DAYTON, Ohio -- All the wild talk and rumors threw Scott Seibert into a dark mood. People were fretting about losing their jobs, their homes and their savings.
Seibert couldn't wait to leave early from the Delphi Corp. factory where he has worked for the last 29 years and 10 months.
"I find it hard to work right now with a knife sticking in my back," he said, over a drink at a workers' hangout near the plant.
From Seibert and many others here, the bankruptcy filing by Delphi, the nation's largest auto parts maker, represents the end of an era for a 95-year-old company that took its name from this once-thriving industrial city.
Delphi - previously Delco, as in Dayton Electronics Laboratory Co. - formed here by a group who called themselves the "Barn Gang." In 1910, they started cranking out inventions in this town of inventors.
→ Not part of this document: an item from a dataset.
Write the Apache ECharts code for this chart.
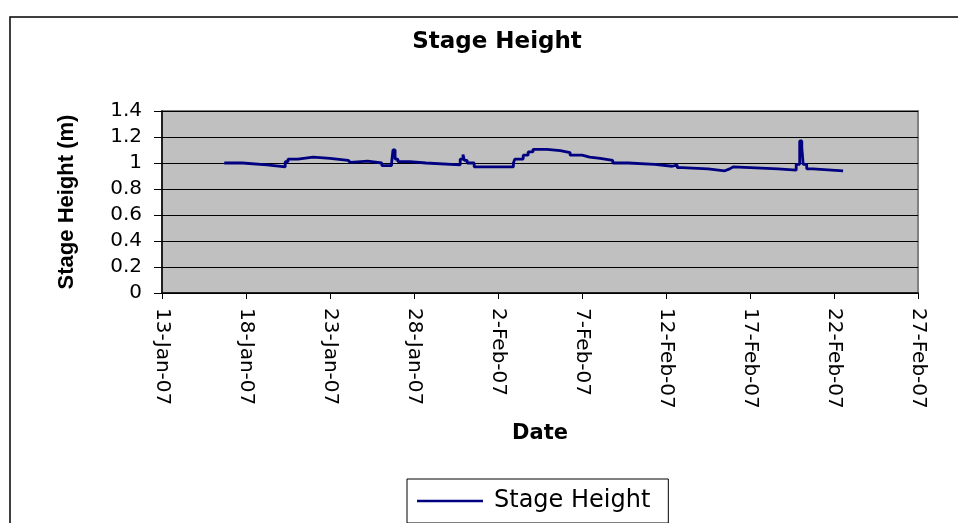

The first automobile electric starter system was built here. The cash register was perfected here. And the Wright Brothers built their plane here.
Now Dayton takes on a new significance beyond being yet another setting for the Midwest's fading blue-collar dreams. It could become one of the battlegrounds in the slow dismantling of the traditional, unionized auto industry.
The idea is that the Big 3 automakers are hopelessly overmatched by the Japanese and other competitors, and must completely gut their cost structures to keep afloat.
Delphi, spun off by GM and still its biggest parts supplier, is about to go through that wrenching change - with workers here seeing their paychecks slashed. Once restructured, Delphi could be a model for GM, Ford and German-owned Chrysler.
But the question is how hard will the unions fight back. If they cooperate, companies like Delphi and GM might find renewal. If they don't, GM, too, could eventually find itself in bankruptcy court, where the rules would allow wholesale changes in spite of union objections.
Delphi wants the United Auto Workers to accept wage cuts to $10 to $12 an hour - as much as 63 percent less than they're making now - and benefit reductions as well. If its unions do not accept the changes, the company says it might shut plants and lay off workers.
The number of Delphi workers in the Dayton area has shrunk to about 5,400, from 15,000 in 1999, when Delphi was spun off from General Motors Inc. Other manufacturers also have shrunk or vanished.
UAW members average $25 to $29 an hour at Delphi; the union only recently was forced to accept a second tier of wages that start at $14 an hour.
But the International Union of Electricians-Communications Workers of America, which represents about 8,500 Delphi workers in the United States, and the United Steel Workers union, which has about 1,000 Delphi members here, have not done as well.
Over the years, those unions have accepted two-tiered wage scales starting as low as $7 an hour. They've also taken wage freezes and given up traditional pensions in order to keep their members working.
"We've been telling the company for years that they should have been bringing work here. But they didn't take advantage of it," said Dennis Bingham, president of United Steelworkers Local 87, which once had 8,500 workers in Dayton.
After years of bargaining to save jobs or create new ones, Bingham, who started out with the parts maker here 44 years ago, finds himself in a new and unsettling situation.
With a bankruptcy judge deciding the company's fate, "you feel like you don't have control. You feel like your future is in somebody else's hands," he said.
Stephen Franklin writes for the Chicago Tribune.